Du côté de l’offre, l’Opep et ses alliés semblent avoir fait le nécessaire pour contenir la crise, en fermant les vannes, dans un contexte où la demande était au plus bas… 

Il n’y a d’autre choix que d’agir sur l’offre. L’Opep et ses partenaires ont réussi à maintenir une certaine cohésion au sein de l’alliance, en faisant respecter les termes de l’accord de baisse de production. Il existe, certes, des pays qui n’ont pas respecté leurs engagements. Mais ils se sont engagés à compenser les volumes surproduits. Cela ne signifie pas nécessairement que tout baigne dans l’huile. Et on observe de temps en temps des dissonances dans le groupe. En décembre 2020, l’alliance s’était accordée sur le fait de tenir chaque mois une réunion à partir de janvier 2021 dans l’objectif d’évaluer les conditions de marché et de décider des futurs ajustements de production pour le mois suivant — les ajustements mensuels de la production ne devant pas dépasser 0,5 Mb/j. Or, l’Opep et ses alliés ont décidé de ne pas se réunir en févier. Ils se sont donné rendez-vous pour mars prochain. Par ailleurs, lors d’une réunion tenue début janvier, les partenaires s’étaient entendus pour autoriser la Russie et le Kazakhstan à légèrement augmenter leur production de brut au cours du premier trimestre, une surproduction destinée au marché intérieur. Enfin, l’Arabie saoudite qui décide de réduire, de manière volontaire, sa production d’un million de barils par jour. Il s’agit là de décisions prises en dehors de l’accord de limitation de la production.   
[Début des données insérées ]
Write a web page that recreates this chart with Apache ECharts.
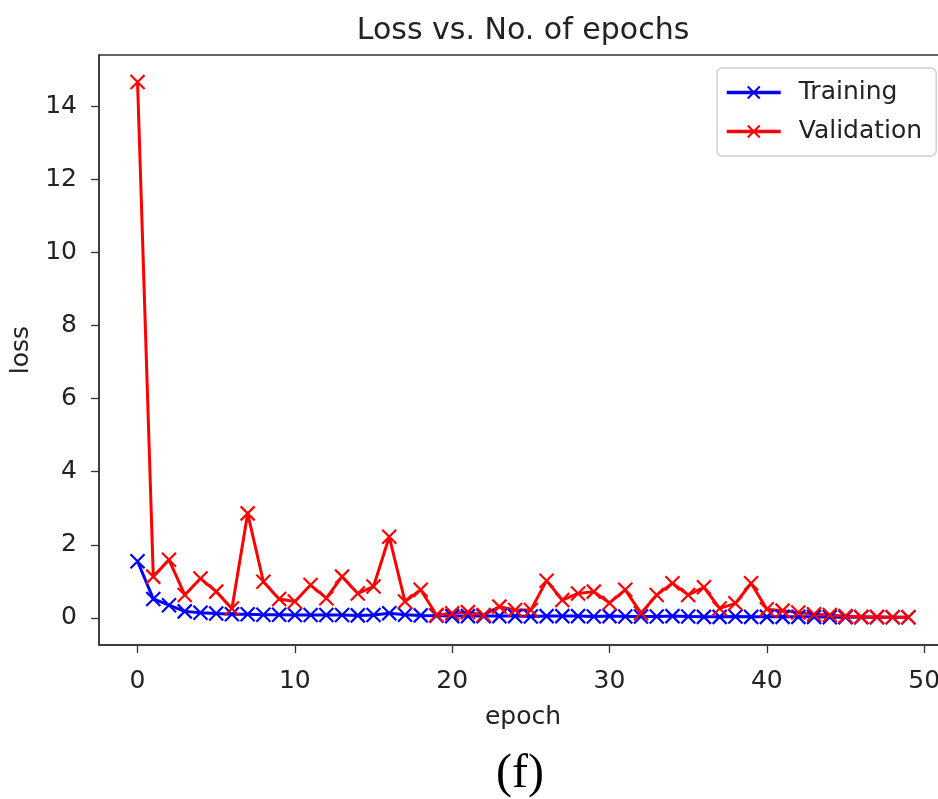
<!DOCTYPE html>
<html>
<head>
<meta charset="utf-8">
<script src="https://cdn.jsdelivr.net/npm/echarts@6/dist/echarts.min.js"></script>
<style>
  html, body { margin:0; padding:0; background:#fff; }
  #main { width:938px; height:799px; }
</style>
</head>
<body>
<div id="main"></div>
<script>
// epochs 0..49
var epochs = [];
for (var i = 0; i < 50; i++) epochs.push(i);

// training loss
var trainLoss = [1.55,0.52,0.35,0.18,0.14,0.12,0.10,0.10,0.09,0.09,
                 0.08,0.08,0.08,0.08,0.07,0.08,0.13,0.09,0.07,0.06,
                 0.05,0.05,0.05,0.05,0.05,0.04,0.05,0.05,0.05,0.04,
                 0.05,0.04,0.04,0.04,0.05,0.04,0.03,0.03,0.04,0.03,
                 0.03,0.03,0.03,0.03,0.02,0.02,0.02,0.02,0.02,0.02];
// validation loss
var valLoss = [14.66,1.13,1.59,0.63,1.08,0.72,0.26,2.86,0.99,0.52,
               0.45,0.90,0.54,1.13,0.67,0.86,2.22,0.45,0.77,0.08,
               0.13,0.16,0.08,0.31,0.22,0.22,1.02,0.49,0.67,0.72,
               0.41,0.77,0.13,0.63,0.95,0.63,0.84,0.26,0.40,0.95,
               0.24,0.20,0.15,0.10,0.08,0.05,0.03,0.03,0.02,0.02];

var xTicks = [0,10,20,30,40,50];
var yTicks = [0,2,4,6,8,10,12,14];

var crossIcon = 'path://M0,0L10,10M10,0L0,10';
var txtColor = '#222';
var font = 'DejaVu Sans, sans-serif';

//把数组变成 [epoch, value]
function pairs(arr){
  var out = [];
  for (var i = 0; i < arr.length; i++) out.push([epochs[i], arr[i]]);
  return out;
}

var chart = echarts.init(document.getElementById('main'));
var option = {
  backgroundColor:'#fff',
  animation:false,
  title:{
    text:'Loss vs. No. of epochs',
    left:518, top:11, textAlign:'center',
    textStyle:{fontFamily:font, fontSize:30, fontWeight:'normal', color:txtColor}
  },
  legend:{
    orient:'vertical',
    left:717, top:68,
    padding:[12,14,12,8],
    itemGap:14,
    itemWidth:54, itemHeight:15,
    backgroundColor:'#fff',
    borderColor:'#d0d0d0', borderWidth:1.5, borderRadius:5,
    lineStyle:{width:3.5},
    textStyle:{fontFamily:font, fontSize:25, color:txtColor, padding:[0,0,0,13]},
    data:['Training','Validation']
  },
  grid:{
    left:99, top:55, width:848, height:590,
    outerBoundsMode:'none', containLabel:false,
    show:true, borderColor:'#333', borderWidth:1.5, backgroundColor:'transparent'
  },
  xAxis:{
    type:'value', min:-2.45, max:51.45,
    name:'epoch', nameLocation:'middle', nameGap:60,
    nameTextStyle:{fontFamily:font, fontSize:25, color:txtColor},
    axisLine:{show:true, onZero:false, lineStyle:{color:'#333', width:1.5}},
    axisTick:{show:true, length:8, lineStyle:{color:'#333', width:1.3}, customValues:xTicks},
    axisLabel:{fontFamily:font, fontSize:25, color:txtColor, margin:24, customValues:xTicks},
    splitLine:{show:false}
  },
  yAxis:{
    type:'value', min:-0.74, max:15.4,
    name:'loss', nameLocation:'middle', nameGap:64, nameRotate:90,
    nameTextStyle:{fontFamily:font, fontSize:25, color:txtColor},
    axisLine:{show:true, onZero:false, lineStyle:{color:'#333', width:1.5}},
    axisTick:{show:true, length:8, lineStyle:{color:'#333', width:1.3}, customValues:yTicks},
    axisLabel:{fontFamily:font, fontSize:25, color:txtColor, margin:22, customValues:yTicks},
    splitLine:{show:false}
  },
  graphic:[{
    type:'text', left:496, top:750,
    style:{text:'(f)', font:'48px "Liberation Serif", serif', fill:'#000'}
  }],
  series:[
    {
      name:'Training', type:'line', data:pairs(trainLoss),
      symbol:crossIcon, symbolSize:14, showAllSymbol:true,
      lineStyle:{color:'#0000ff', width:3},
      itemStyle:{color:'#0000ff', borderColor:'#0000ff', borderWidth:2.2}
    },
    {
      name:'Validation', type:'line', data:pairs(valLoss),
      symbol:crossIcon, symbolSize:14, showAllSymbol:true,
      lineStyle:{color:'#ff0000', width:3},
      itemStyle:{color:'#ff0000', borderColor:'#ff0000', borderWidth:2.2}
    }
  ]
};
chart.setOption(option);
</script>
</body>
</html>
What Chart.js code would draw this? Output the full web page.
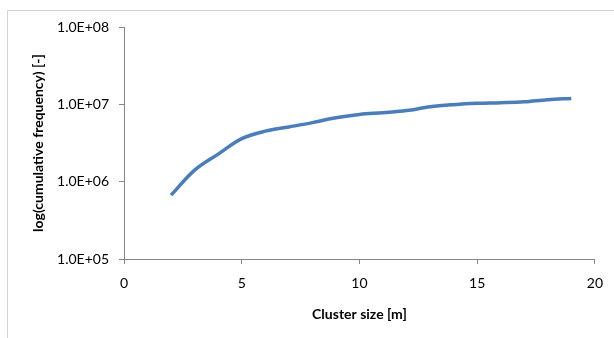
<!DOCTYPE html>
<html>
<head>
<meta charset="utf-8">
<script src="https://cdn.jsdelivr.net/npm/chart.js@4/dist/chart.umd.min.js"></script>
<style>
  html, body { margin: 0; padding: 0; background: #fff; }
  #wrap { position: relative; width: 614px; height: 338px; overflow: hidden; }
  #frame { position: absolute; left: 7px; top: 10px; width: 700px; height: 400px; border: 1px solid #d4d4d4; box-sizing: border-box; }
  canvas { position: absolute; left: 0; top: 0; }
</style>
</head>
<body>
<div id="wrap">
  <div id="frame"></div>
  <canvas id="c" width="614" height="338"></canvas>
</div>
<script>
const clusterSize = [2, 3, 4, 5, 6, 7, 8, 9, 10, 11, 12, 13, 14, 15, 16, 17, 18, 19];
const cumulativeFrequency = [6.7e5, 1.41e6, 2.27e6, 3.6e6, 4.5e6, 5.1e6, 5.8e6, 6.7e6, 7.4e6, 7.8e6, 8.3e6, 9.3e6, 9.9e6, 1.03e7, 1.05e7, 1.08e7, 1.15e7, 1.19e7];
const yTickValues = [1e5, 1e6, 1e7, 1e8];
const yTickLabels = ['1.0E+05', '1.0E+06', '1.0E+07', '1.0E+08'];
const xTitle = 'Cluster size [m]';
const yTitle = 'log(cumulative frequency) [-]';

const axisColor = '#868686';
const tickFont = { family: 'Lato', size: 14 };
const titleFont = { family: 'Lato', size: 14, weight: 'bold' };

new Chart(document.getElementById('c'), {
  type: 'line',
  data: {
    datasets: [{
      data: clusterSize.map((x, i) => ({ x: x, y: cumulativeFrequency[i] })),
      borderColor: '#4a7ebb',
      borderWidth: 3.5,
      pointRadius: 0,
      tension: 0.35,
      fill: false
    }]
  },
  options: {
    responsive: false,
    animation: false,
    devicePixelRatio: 1,
    layout: { padding: { left: 0, right: 18, top: 27, bottom: 0 } },
    plugins: { legend: { display: false }, tooltip: { enabled: false } },
    scales: {
      x: {
        type: 'linear',
        min: 0, max: 20,
        ticks: { stepSize: 5, color: '#000', font: tickFont, padding: 11 },
        grid: { drawOnChartArea: false, drawTicks: true, tickLength: 5, color: axisColor },
        border: { color: axisColor, width: 1 },
        title: { display: true, text: xTitle, color: '#000', font: titleFont, padding: { top: 0, bottom: 15 } },
        afterFit: s => { s.height = 79; }
      },
      y: {
        type: 'logarithmic',
        min: 1e5, max: 1e8,
        afterBuildTicks: s => { s.ticks = yTickValues.map(v => ({ value: v })); },
        ticks: {
          color: '#000', font: tickFont, padding: 10,
          callback: v => yTickLabels[yTickValues.indexOf(v)] || ''
        },
        grid: { drawOnChartArea: false, drawTicks: true, tickLength: 5, color: axisColor },
        border: { color: axisColor, width: 1 },
        title: { display: true, text: yTitle, color: '#000', font: titleFont, padding: { top: 30, bottom: 0 } },
        afterFit: s => { s.width = 124; }
      }
    }
  }
});
</script>
</body>
</html>
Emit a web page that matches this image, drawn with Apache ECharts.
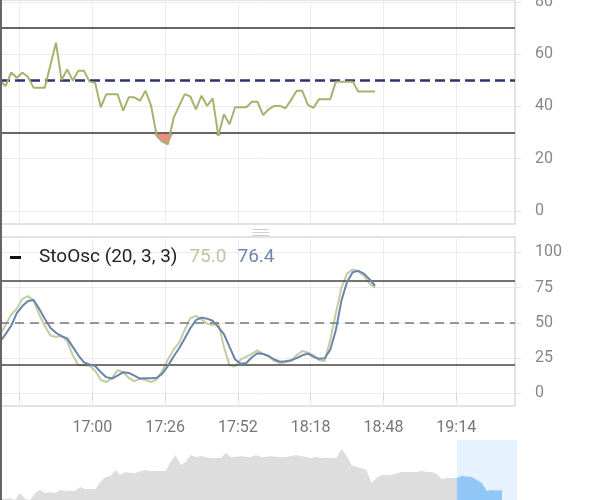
<!DOCTYPE html>
<html><head><meta charset="utf-8">
<script src="https://cdn.jsdelivr.net/npm/echarts@6/dist/echarts.min.js"></script>
<style>html,body{margin:0;padding:0;background:#fff}#c{width:590px;height:500px}</style>
</head><body><div id="c"></div>
<script>
// ---- data (one value every 2 minutes) ----
const rsiVals = [49.8,47.8,53,51,53,51.3,47.2,47.2,47.2,55.8,64.4,50.1,54.2,49.9,53.7,53.7,49.5,49.1,39.7,44.7,
  44.7,44.7,38.4,43.5,43.5,42.2,46,40.2,28.7,26.5,25.5,35.5,40.2,44.7,43.8,38.9,44.1,40.2,43.1,28.7,
  37,33.2,39.7,39.7,39.7,41.8,41.8,36.7,38.9,40.2,40.2,39.3,42.5,46,46,40.6,39.5,42.8,42.8,42.8,
  49.5,49.5,49.5,49.5,45.7,45.7,45.7,45.7];
const kVals = [41.5,48.6,56,60,67,69,66,56,48,41,40,41,37,27,20,20,19.5,16,9.5,8,
  10.7,16.5,15,11,8.5,10.5,9.5,8,10,16,24,31,36,45,53.3,55,52.5,49.5,48.5,50,
  33,20,19,24,26,28,30.5,28,26,23,21.5,22,23,27,30,29,27,23.5,23,38,
  57,75,85,88,86.5,83.5,78,75.0];
const dVals = [36.6,42,48,57,62,65.5,66.3,60,53,46.5,43,40.5,39,33,27,22,20.5,19.4,15,11.5,
  10.5,12.5,15,14.5,12.5,10.5,10.7,10.7,11,14,19.5,26,32,39,46.2,52,53.8,53,51.5,47,
  42,33,24,21,21.5,25.6,28.5,28,26.5,24,22.5,22.8,23.5,25,27,28.2,26,24.5,24.9,31,
  45,66,79,86,87,85,81,76.4];
const navVals = [21,21,22,20,27,21,20,27,30,27,28,27,30,29,29.5,29,33,31,31,31,
  38,43,44,50,45,48,47,47,49,50,49,49,49,49,58,65,55,58,65,63,
  64,63,62,62,62,67,63,63,64,63,63,65,63,63,64,63,63,63,64,65,
  64,63,62,63,62,62.5,62,62,71,65,55,53,52,50,37.5,42,45,45,45,46.5,
  48,48,48,48,49,48,48,46,41,42,42,42,44,43.5,43,40,37,29,30,29.5,30];
const tickLabels = ['', '17:00', '17:26', '17:52', '18:18', '18:48', '19:14'];
const rsiTicks = [0, 20, 40, 60, 80];
const stoTicks = [0, 25, 50, 75, 100];
const rsiLevels = {upper: 70, mid: 50, lower: 30};
const stoLevels = {upper: 80, mid: 50, lower: 20};
const minuteCount = 185, firstTick = 7, tickStep = 26, dataStep = 2;
const navCount = 104, navWindowStart = 91;

// ---- build ----
const minuteCats = Array.from({length: minuteCount}, (_, i) => String(i));
const navCats = Array.from({length: navCount}, (_, i) => String(i));
const isTick = i => i >= firstTick && (i - firstTick) % tickStep === 0;
const pairs = arr => arr.map((v, i) => [i * dataStep, v]);
const FONT = 'Roboto, "Noto Sans", sans-serif';
const gridLine = {color: '#ececec', width: 1};

const chart = echarts.init(document.getElementById('c'), null, {renderer: 'canvas'});
chart.setOption({
  animation: false,
  textStyle: {fontFamily: FONT},
  title: {
    left: 34, top: 243,
    text: '{name|StoOsc (20, 3, 3)}{k|' + kVals[kVals.length - 1].toFixed(1) + '}{d|' + dVals[dVals.length - 1].toFixed(1) + '}',
    textStyle: {fontWeight: 'normal', rich: {
      name: {fontSize: 19, color: '#222', fontFamily: FONT, fontWeight: 'normal'},
      k: {fontSize: 19, color: '#bcc79d', fontFamily: FONT, fontWeight: 'normal', padding: [0, 0, 0, 12]},
      d: {fontSize: 19, color: '#6d87ad', fontFamily: FONT, fontWeight: 'normal', padding: [0, 0, 0, 11]}
    }}
  },
  graphic: [
    {type: 'rect', left: 0, top: 0, shape: {width: 2, height: 500}, style: {fill: '#666'}, z: 100},
    {type: 'rect', left: 10, top: 256, shape: {width: 11, height: 3}, style: {fill: '#111'}, z: 100},
    {type: 'group', left: 250, top: 227, children: [
      {type: 'line', shape: {x1: 0, y1: 0, x2: 17, y2: 0}, style: {stroke: '#cfcfcf', lineWidth: 1}},
      {type: 'line', shape: {x1: 0, y1: 3, x2: 17, y2: 3}, style: {stroke: '#cfcfcf', lineWidth: 1}},
      {type: 'line', shape: {x1: 0, y1: 6, x2: 17, y2: 6}, style: {stroke: '#cfcfcf', lineWidth: 1}}
    ]}
  ],
  grid: [
    {left: 0, right: 75, top: 0, height: 224, show: true, borderColor: '#dadada', borderWidth: 1.5, outerBoundsMode: 'none', containLabel: false},
    {left: 0, right: 75, top: 237, height: 169, show: true, borderColor: '#dadada', borderWidth: 1.5, outerBoundsMode: 'none', containLabel: false},
    {left: 0, right: 73, top: 440, height: 80, outerBoundsMode: 'none', containLabel: false}
  ],
  xAxis: [
    {gridIndex: 0, type: 'category', data: minuteCats, boundaryGap: false,
     axisLine: {show: false}, axisTick: {show: false}, axisLabel: {show: false},
     splitLine: {show: true, interval: i => isTick(i), lineStyle: gridLine}},
    {gridIndex: 1, type: 'category', data: minuteCats, boundaryGap: false,
     axisLine: {show: false},
     axisTick: {show: true, interval: i => isTick(i), length: 7, lineStyle: {color: '#d6d6d6'}},
     axisLabel: {show: true, interval: i => isTick(i), margin: 14, color: '#777', fontSize: 16, fontFamily: FONT,
       formatter: (v, i) => tickLabels[(i - firstTick) / tickStep] || ''},
     splitLine: {show: true, interval: i => isTick(i), lineStyle: gridLine}},
    {gridIndex: 2, type: 'category', data: navCats, boundaryGap: false, show: false}
  ],
  yAxis: [
    {gridIndex: 0, type: 'value', position: 'right', min: -5, max: 80.75,
     axisLine: {show: false},
     axisTick: {show: true, length: 6, lineStyle: {color: '#e2e2e2'}, customValues: rsiTicks},
     axisLabel: {customValues: rsiTicks, color: '#888', fontSize: 16, margin: 20, fontFamily: FONT},
     splitLine: {show: true, lineStyle: gridLine}},
    {gridIndex: 1, type: 'value', position: 'right', min: -9, max: 111,
     axisLine: {show: false},
     axisTick: {show: true, length: 6, lineStyle: {color: '#e2e2e2'}, customValues: stoTicks},
     axisLabel: {customValues: stoTicks, color: '#888', fontSize: 16, margin: 20, fontFamily: FONT},
     splitLine: {show: true, lineStyle: gridLine}},
    {gridIndex: 2, type: 'value', min: 0, max: 80, show: false}
  ],
  series: [
    {name: 'dipBase', type: 'line', xAxisIndex: 0, yAxisIndex: 0, stack: 'dip', silent: true,
     symbol: 'none', lineStyle: {opacity: 0}, z: 2,
     data: pairs(rsiVals.map(v => Math.min(v, rsiLevels.lower)))},
    {name: 'dipFill', type: 'line', xAxisIndex: 0, yAxisIndex: 0, stack: 'dip', silent: true,
     symbol: 'none', lineStyle: {opacity: 0}, areaStyle: {color: '#f28b82', opacity: 1}, z: 2,
     data: pairs(rsiVals.map(v => rsiLevels.lower - Math.min(v, rsiLevels.lower)))},
    {name: 'RSI', type: 'line', xAxisIndex: 0, yAxisIndex: 0, symbol: 'none', z: 5,
     lineStyle: {color: '#a4b46e', width: 2}, data: pairs(rsiVals),
     markLine: {symbol: 'none', silent: true, label: {show: false}, z: 3, data: [
       {yAxis: rsiLevels.upper, lineStyle: {color: '#666', width: 2, type: 'solid'}},
       {yAxis: rsiLevels.lower, lineStyle: {color: '#666', width: 2, type: 'solid'}},
       {yAxis: rsiLevels.mid, lineStyle: {color: '#2c3472', width: 2.5, type: [10, 5]}}
     ]}},
    {name: '%K', type: 'line', xAxisIndex: 1, yAxisIndex: 1, symbol: 'none', z: 4,
     lineStyle: {color: '#c3cda2', width: 2}, data: pairs(kVals),
     markLine: {symbol: 'none', silent: true, label: {show: false}, data: [
       {yAxis: stoLevels.upper, lineStyle: {color: '#444', width: 1.5, type: 'solid'}},
       {yAxis: stoLevels.lower, lineStyle: {color: '#444', width: 1.5, type: 'solid'}},
       {yAxis: stoLevels.mid, lineStyle: {color: '#777', width: 1.5, type: [9, 6]}}
     ]}},
    {name: '%D', type: 'line', xAxisIndex: 1, yAxisIndex: 1, symbol: 'none', z: 5,
     lineStyle: {color: '#6985ab', width: 2}, data: pairs(dVals)},
    {name: 'window', type: 'line', xAxisIndex: 2, yAxisIndex: 2, symbol: 'none', data: [], z: 1,
     markArea: {silent: true, itemStyle: {color: '#e6f2fd'},
       data: [[{xAxis: navWindowStart}, {xAxis: navCount - 1}]]}},
    {name: 'navGray', type: 'line', xAxisIndex: 2, yAxisIndex: 2, symbol: 'none', silent: true, z: 3,
     lineStyle: {width: 0}, areaStyle: {color: '#dddddd', opacity: 1},
     data: navVals.map((v, i) => i <= navWindowStart ? v : null)},
    {name: 'navBlue', type: 'line', xAxisIndex: 2, yAxisIndex: 2, symbol: 'none', silent: true, z: 4,
     lineStyle: {width: 0}, areaStyle: {color: '#90c7f7', opacity: 1},
     data: navVals.map((v, i) => i >= navWindowStart ? v : null)}
  ]
});
</script></body></html>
La Libye et l’Iran, deux pays exemptés des quotas de production (au même titre que le Venezuela), aspirent à augmenter leurs productions respectives, ce qui est légitime.  S’ils arrivent à le faire, cela ne risque-t-il pas de perturber les marchés ? 

Au terme d’une semaine de discussions organisée sous l’égide des Nations unies en Suisse, Abdul Hamid Dbeibah a été désigné Premier ministre transitoire. Aux côtés de trois membres formant un Conseil présidentiel, il devra reconstruire politiquement la Libye. Si la stabilité est rétablie dans le pays, cela devrait permettre à la production pétrolière de se développer davantage. Mais il faut du temps pour que la Libye puisse faire fonctionner à plein régime son industrie pétrolière. Quant à l’Iran, il pourrait revenir aux engagements inscrits dans l’accord nucléaire, si l’Administration américaine levait les sanctions qui frappent son pétrole. Si un rapprochement entre les deux pays est effectué, Téhéran reprendra ses exportations pétrolières en les augmentant autant que possible. Dans le très court terme, le pays ne pourra, cependant, pas revenir au niveau de production antérieur à l’instauration des sanctions.